Однажды Леонтьев по делам службы приехал в довольно глухую и далекую от Константинополя местность. Была холерная эпидемия. В первую же ночь по приезде он проснулся с очевидными признаками болезни. В местечке же не было ни врача, ни аптеки. Леонтьев приказал слуге отправить телеграммы в Константинополь, но это было почти бесполезно. Припадки были сильны, и надежды на спасение почти не оставалось. Он мог умереть несколько раз, прежде чем кто-нибудь успеет прибыть на помощь. «Меня охватил страх, между тем припадки все усиливались. — вспоминал позднее Николай Константинович. — Я лежал и взгляд случайно упал на икону, висевшую напротив. Это была Божия Матерь. Я невольно стал всматриваться. Она глядела грустно и строго, а мне становилось все хуже. Смерть наводила на меня ужас… Пристальный взгляд Божией Матери начал меня раздражать. Казалось, что Она пророчит мне смерть. В припадке ярости я крикнул иконе, потрясая обессилившим кулаком: “Рано, матушка, рано! Ошиблась. Я бы мог еще много сделать в жизни”. Припадки гнева и холеры чередовались, и, наконец, меня охватило чувство беспомощной покорности. Я начал молиться Божией Матери. Умолял Ее сохранить мне жизнь, обещая за это принять монашество. Наверное, это был первый вопль зарождавшейся веры. Впрочем, как бы то ни было, к утру я был здоров».

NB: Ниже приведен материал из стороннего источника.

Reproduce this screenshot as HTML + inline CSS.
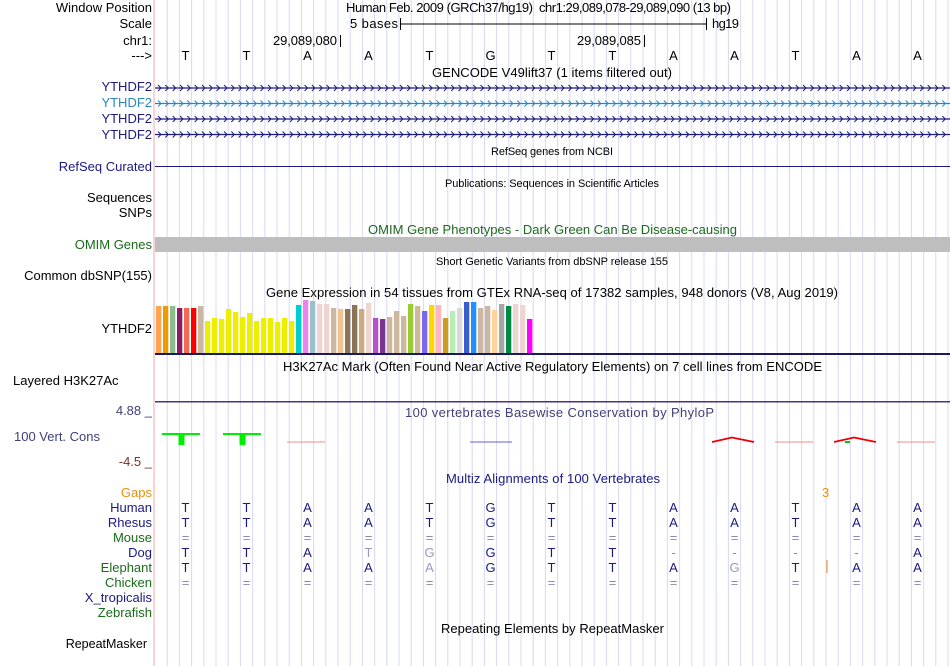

Через некоторое время Леонтьев, придумав для поездки служебный предлог, отправился на Афон в русский Пантелеимонов монастырь, который в то время был знаменит своими старцами. Как русского консула его встретили торжественно. С колокольным звоном навстречу ему вышла вся братия монастыря во главе с настоятелем. После молебна и праздничной трапезы Леонтьев заявил, что ему необходимо переговорить с духовником обители. Это желание было немедленно исполнено. «Я подходил к его келье с бесконечною жаждою смирить себя и найти здесь веру, — вспоминал Николай Константинович. — Переступив порог, я подошел к старцу и без слов с рыданием упал к его ногам. Так разрешилась эта напряженная внутренняя драма!» Это был первый решительный шаг Леонтьева.

Вторым шагом Леонтьева к Богу была отставка и жизнь на Афоне более года под руководством опытного духовника. Многому пришлось учить «неверующего» Леонтьева. Его разговоры о Боге, вере и неверии, о монашестве осветили предстоящий путь жизни, и поездка на Афон оказалась плодотворной. Уезжал в Россию он верующим человеком.

Препятствий для пострига оказалось очень много. Афонские старцы отправили его в Оптину пустынь под руководство преподобного Амвросия. Однако и здесь исполнение обета затянулось у Леонтьева почти на 20 лет и совершилось только в последний год его жизни. Его здоровье постоянно ухудшалось. Он становился все более хилым, несмотря на то, что ему не было и 60 лет. «Многие раны грешнику», — повторял он. В 1891 году старец Амвросий постриг его в монашество с именем Климент и отправил на жительство в Троице-Сергиеву Лавру, а через несколько месяцев Леонтьев скончался от воспаления легких. «Вот и Леонтьева уже нет.., — пишет один из современников мыслителя. — Он был добрым человеком, христианином. И сумел дойти до смирения. А это великая вещь...».